Robert Jordan

Science-fiction writer


James Oliver Rigney (Robert Jordan), writer: born Charleston, South Carolina 17 October 1948; married Harriet McDougal (one son); died Charleston 16 September 2007.

The overwhelming presence of J.R.R. Tolkien blighted the careers of many writers who could not escape his shadow. It did not blight the career of James Rigney Jnr who spent the last decades of his life creating, in the 12-volume "Wheel of Time" sequence of epic fantasy novels, a work deeply evocative of Tolkien's; because Rigney, who wrote fantasy as Robert Jordan, did it right.

The problem with imitating Tolkien is that it is a full-time job. His central epic, The Lord of the Rings, resounds throughout with a sense that what is being told here is only the tip of the iceberg; but the only way to convey that sense fully is to have also created the iceberg beneath. Tolkien spent almost his entire life secreting that iceberg; Jordan – Rigney was universally recognised under that pen-name – shaped most of his career around a similar enterprise. The end result had little of the mesmerising melancholia or mythic glamour of Tolkien; but the "Wheel of Time" is so solidly, painstakingly and honestly constructed that it has become deeply addictive for its millions of readers.

James Oliver Rigney was born in Charleston, South Carolina, and died there. It is a place which is hard to leave: a small, tree-choked city on an intimate peninsula all its own which gives an impression that its deep ante-bellum past is far more present than our own world: not perhaps a bad environment for a writer whose greatest achievement was to create a vast, bustling epic tale which seems less real than the deep past which governs it, and determines its outcome.

Rigney did not come immediately to writing, however. Before attending university, he enrolled in the US Army, doing two tours in Vietnam between 1968 and 1970, and earning a Distinguished Flying Cross. After his discharge, he attended a South Carolina military academy, the Citadel, taking a degree in physics and working for the US Navy as a nuclear engineer until early success in his writing career, which began in 1977, enabled him to become freelance.

He never wrote under his own name, always using pen-names whose first initials replicated his real ones: as Reagan O'Neal he wrote several historical romances, beginning with his first book, The Fallon Pride (1980); as Jackson O'Reilly he wrote a western; and as Robert Jordan he wrote several novels set in the hectic "Conan the Conqueror" universe originally created by Robert E. Howard, a series of make-work epics culminating in his novelisation of a Conan movie, Conan the Destroyer in 1984. Then, after several years of Tolkien-like preparation for the task, he published The Eye of the World (1990), and the rest of his life began.
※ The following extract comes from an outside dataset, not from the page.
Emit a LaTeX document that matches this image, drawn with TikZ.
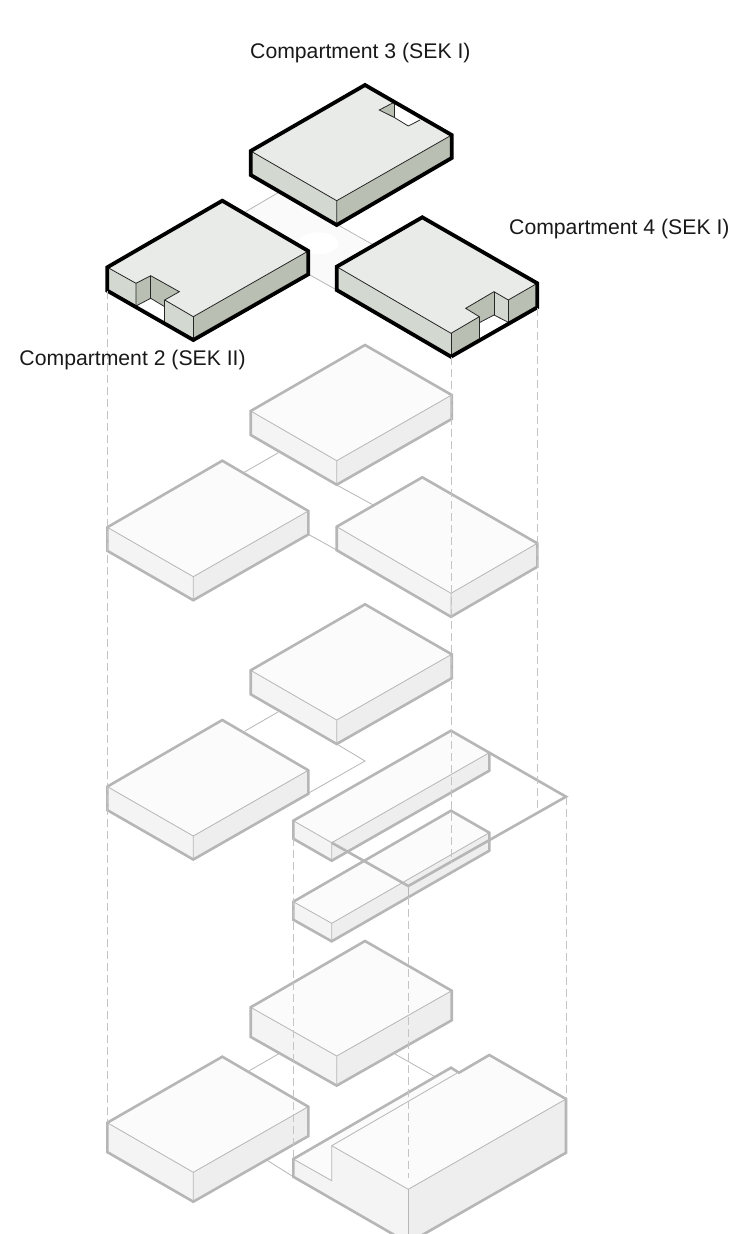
\documentclass[tikz,border=0pt]{standalone}
\usepackage{fontspec}
\setmainfont{Liberation Sans}
\usetikzlibrary{calc}
\definecolor{rimgrey}{HTML}{B6B6B6}
\definecolor{dashgrey}{HTML}{C4C4C4}
\definecolor{facetop}{HTML}{E9EBE8}
\definecolor{faceleft}{HTML}{D3D8D1}
\definecolor{faceright}{HTML}{B9C0B3}
\newcommand{\ghostbox}[5]{%
	\fill[ghosttop] #1 -- #2 -- #3 -- #4 -- cycle;
	\fill[ghostleft] #1 -- #4 -- ($#4+(0,#5)$) -- ($#1+(0,#5)$) -- cycle;
	\fill[ghostright] #3 -- #4 -- ($#4+(0,#5)$) -- ($#3+(0,#5)$) -- cycle;
	\draw[ghostedge] #1 -- #4 -- #3 #4 -- ($#4+(0,#5)$);
	\draw[ghostrim] #1 -- #2 -- #3 -- ($#3+(0,#5)$) -- ($#4+(0,#5)$) -- ($#1+(0,#5)$) -- cycle;
}

\begin{document}
\begin{tikzpicture}[
	x=1pt, y=-1pt,
	label/.style={font=\fontsize{21.2}{25}\selectfont, text=black!90, anchor=base west, inner sep=0pt},
	ghosttop/.style={fill=black!1.5},
	ghostleft/.style={fill=black!4.5},
	ghostright/.style={fill=black!6.5},
	ghostedge/.style={draw=rimgrey, line width=0.8pt},
	ghostrim/.style={draw=rimgrey, line width=2.6pt},
	planline/.style={draw=rimgrey, line width=0.8pt},
	drop/.style={draw=dashgrey, line width=0.9pt, dash pattern=on 8pt off 4pt},
	realedge/.style={draw=black!85, line width=0.8pt},
	realrim/.style={draw=black, line width=3.8pt},
	]
	\clip (0,0) rectangle (743,1234);
	
	%--- floor plate of the top level ---------------------------------------------
	\fill[black!2] (279,192) -- (385,253) -- (337,290) -- (222,225) -- cycle;
	\fill[white] (318.3,243.3) ellipse (20 and 11);
	\draw[planline] (278,192.7) -- (245.7,211.7);
	\draw[planline] (338,225) -- (371.7,244);
	\draw[planline] (310,275) -- (336.7,290);
	
	%--- compartment 3 ------------------------------------------------------------
	\fill[facetop] (250.7,151) -- (365,85) -- (451.7,135) -- (336.7,200.7) -- cycle;
	\fill[faceleft] (250.7,151) -- (336.7,200.7) -- (336.7,225) -- (250.7,175) -- cycle;
	\fill[faceright] (451.7,135) -- (336.7,200.7) -- (336.7,225) -- (451.7,158) -- cycle;
	\fill[white] (394,102.3) -- (420,120) -- (408.3,126) -- (394,117.3) -- cycle;
	\fill[faceright] (379.3,110) -- (394,102.3) -- (394,117.3) -- cycle;
	\draw[realedge] (394,102.3) -- (379.3,110) -- (394,117.3) -- (408.3,126) -- (420,120);
	\draw[realedge] (394,102.3) -- (394,117.3);
	\draw[realedge] (250.7,151) -- (336.7,200.7) -- (451.7,135) (336.7,200.7) -- (336.7,225);
	\draw[realrim] (250.7,151) -- (365,85) -- (451.7,135) -- (451.7,158) -- (336.7,225) -- (250.7,175) -- cycle;
	
	%--- compartment 2 ------------------------------------------------------------
	\fill[facetop] (107.3,267.3) -- (222.3,200.7) -- (308.3,251) -- (193.3,316.7)
	-- (164.7,300) -- (179.3,291.7) -- (150.7,275.7) -- (136,283.3) -- cycle;
	\fill[faceleft] (107.3,267.3) -- (136,283.3) -- (136,306) -- (107.3,290.7) -- cycle;
	\fill[faceleft] (164.7,300) -- (193.3,316.7) -- (193.3,340) -- (164.7,323) -- cycle;
	\fill[faceright] (308.3,251) -- (193.3,316.7) -- (193.3,340) -- (308.3,274.3) -- cycle;
	\fill[faceright] (136,283.3) -- (150.7,275.7) -- (150.7,298.3) -- (136,306) -- cycle;
	\fill[faceright] (150.7,275.7) -- (179.3,291.7) -- (164.7,300) -- (164.7,306.7) -- (150.7,298.3) -- cycle;
	\fill[white] (136,306) -- (150.7,298.3) -- (164.7,306.7) -- (164.7,323) -- cycle;
	\draw[realedge] (107.3,267.3) -- (136,283.3) -- (150.7,275.7) -- (179.3,291.7) -- (164.7,300) -- (193.3,316.7) -- (308.3,251);
	\draw[realedge] (136,283.3) -- (136,306) -- (150.7,298.3) -- (164.7,306.7);
	\draw[realedge] (150.7,275.7) -- (150.7,298.3);
	\draw[realedge] (164.7,300) -- (164.7,323);
	\draw[realedge] (193.3,316.7) -- (193.3,340);
	\draw[realrim] (107.3,267.3) -- (222.3,200.7) -- (308.3,251) -- (308.3,274.3) -- (193.3,340) -- (107.3,290.7) -- cycle;
	
	%--- compartment 4 ------------------------------------------------------------
	\fill[facetop] (336.7,266.7) -- (422.3,217.3) -- (537.3,283.3) -- (508.3,300) -- (494,291.7)
	-- (465.7,308.3) -- (479.3,316.7) -- (451,333.3) -- cycle;
	\fill[faceleft] (336.7,266.7) -- (451,333.3) -- (451,356.7) -- (336.7,290) -- cycle;
	\fill[faceright] (451,333.3) -- (479.3,316.7) -- (479.3,340) -- (451,356.7) -- cycle;
	\fill[faceright] (508.3,300) -- (537.3,283.3) -- (537.3,307.3) -- (508.3,322) -- cycle;
	\fill[faceright] (465.7,308.3) -- (494,291.7) -- (494,315) -- (479.3,322.7) -- (479.3,316.7) -- cycle;
	\fill[faceleft] (494,291.7) -- (508.3,300) -- (508.3,322) -- (494,315) -- cycle;
	\fill[white] (479.3,322.7) -- (494,315) -- (508.3,322.3) -- (479.3,338) -- cycle;
	\draw[realedge] (336.7,266.7) -- (451,333.3) -- (479.3,316.7) -- (465.7,308.3) -- (494,291.7) -- (508.3,300) -- (537.3,283.3);
	\draw[realedge] (451,333.3) -- (451,356.7);
	\draw[realedge] (479.3,316.7) -- (479.3,338);
	\draw[realedge] (479.3,322.7) -- (494,315) -- (508.3,322.3);
	\draw[realedge] (494,291.7) -- (494,315);
	\draw[realedge] (508.3,300) -- (508.3,322.3);
	\draw[realrim] (336.7,266.7) -- (422.3,217.3) -- (537.3,283.3) -- (537.3,307.3) -- (451,356.7) -- (336.7,290) -- cycle;
	
	%--- second level --------------------------------------------------------------
	\draw[planline] (278.3,452.7) -- (244.3,472.3);
	\draw[planline] (336.7,485) -- (373.3,505);
	\draw[planline] (308.3,534.3) -- (336.7,550);
	\ghostbox{(250.7,411)}{(365,345)}{(451.7,395)}{(336.7,460.7)}{24}
	\ghostbox{(107.3,527.3)}{(222.3,460.7)}{(308.3,511)}{(193.3,576.7)}{23.5}
	\ghostbox{(336.7,526.7)}{(422.3,477.3)}{(537.3,543.3)}{(451,593.3)}{23.5}
	
	%--- third level ---------------------------------------------------------------
	\draw[planline] (278,712) -- (245,731);
	\draw[planline] (336.7,744) -- (365,761) -- (308.3,793.3);
	\ghostbox{(250.7,670.3)}{(365,604.3)}{(451.7,654.3)}{(336.7,720)}{24}
	\ghostbox{(107.3,786.6)}{(222.3,720)}{(308.3,770.3)}{(193.3,836)}{23.5}
	\ghostbox{(293.3,820.7)}{(451,730.7)}{(489.3,752.7)}{(331.7,842.7)}{18}
	\ghostbox{(293.3,901.7)}{(451,810.7)}{(489.3,832.7)}{(331.7,923.3)}{18}
	\draw[ghostrim] (489.3,752.7) -- (566,796.7) -- (408.3,886) -- (331.7,842.7);
	\draw[ghostedge, line width=1.2pt] (408.3,886) -- (408.3,897);
	
	%--- fourth level --------------------------------------------------------------
	\draw[planline] (278.3,1054) -- (249.3,1070.7);
	\draw[planline] (395,1054) -- (435,1076.7);
	\draw[planline] (266.7,1160) -- (293.3,1176.7);
	\ghostbox{(250.7,1007.3)}{(365,941)}{(451.7,990.7)}{(336.7,1056)}{29.6}
	\ghostbox{(107.3,1122.7)}{(222.3,1056.7)}{(308.3,1106.7)}{(193.3,1172.3)}{29.4}
	\fill[ghosttop] (293.3,1159) -- (451,1067.7) -- (459,1072.7) -- (489.3,1055) -- (566,1099)
	-- (408.3,1189.3) -- (331.7,1145.7) -- (331.7,1180.7) -- cycle;
	\fill[ghostleft] (293.3,1159) -- (331.7,1180.7) -- (331.7,1145.7) -- (408.3,1189.3)
	-- (408.3,1243) -- (293.3,1176.7) -- cycle;
	\fill[ghostright] (408.3,1189.3) -- (566,1099) -- (566,1152.7) -- (408.3,1243) -- cycle;
	\draw[ghostedge] (293.3,1159) -- (331.7,1180.7) -- (331.7,1145.7) -- (456.7,1073.3);
	\draw[ghostedge] (331.7,1145.7) -- (408.3,1189.3) -- (566,1099);
	\draw[ghostedge] (408.3,1189.3) -- (408.3,1243);
	\draw[ghostrim] (293.3,1159) -- (451,1067.7) -- (459,1072.7) -- (489.3,1055) -- (566,1099)
	-- (566,1152.7) -- (408.3,1243) -- (293.3,1176.7) -- cycle;
	
	%--- drop lines ----------------------------------------------------------------
	\draw[drop] (107.3,291) -- (107.3,1122);
	\draw[drop] (451,357) -- (451,863);
	\draw[drop] (537.3,308) -- (537.3,811);
	\draw[drop] (293.3,838) -- (293.3,1158);
	\draw[drop] (408.3,897) -- (408.3,1178);
	\draw[drop] (566,797) -- (566,1099);
	
	%--- labels --------------------------------------------------------------------
	\node[label] (comp3) at (250,58.5) {Compartment 3 (SEK I)};
	\node[label] (comp4) at (509,234.5) {Compartment 4 (SEK I)};
	\node[label] (comp2) at (19.3,365) {Compartment 2 (SEK II)};
\end{tikzpicture}
\end{document}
The "Wheel of Time" is immensely complex on the surface, though every major event was pre-planned before a word was published, and Jordan once claimed that, if published, his notes and indices would fill thousands of pages. These surface complexities can be reduced to a fairly simple underlying conceit. After completing his task, the Creator of the world is forced to lock his antithesis, the Dark One, into an impenetrable "otherworld", which is duly penetrated, letting the taint of evil thrust humankind into history. The resulting war between good and evil governs the 10,000 pages of the sequence, which remains not quite complete.

In March 2006, Jordan announced that he had been diagnosed with cardiac amyloidosis, a rare and incurable blood disease which gave him a life expectancy, he said, of about four years. This, he thought, would be enough to finish the "Wheel of Time". But the disease advanced more rapidly than he had hoped; and the final volume, "A Memory of Light", proved too immense an undertaking for his failing powers. The details of the plot are apparently known – he said once that he knew what he was doing so thoroughly that he could have written the final chapter 20 years before – but the text stops short.

Jordan was a comfortable and generous host and colleague, and maintained unfailingly good relations with his publisher, Tor, an unusual situation perhaps made more likely by the fact that his wife was an editor with the firm. Like Tolkien, he was a devout Christian. Also like Tolkien, his intense faith was never made explicit in his work, but infused its enormous expanse, almost subliminally, with light.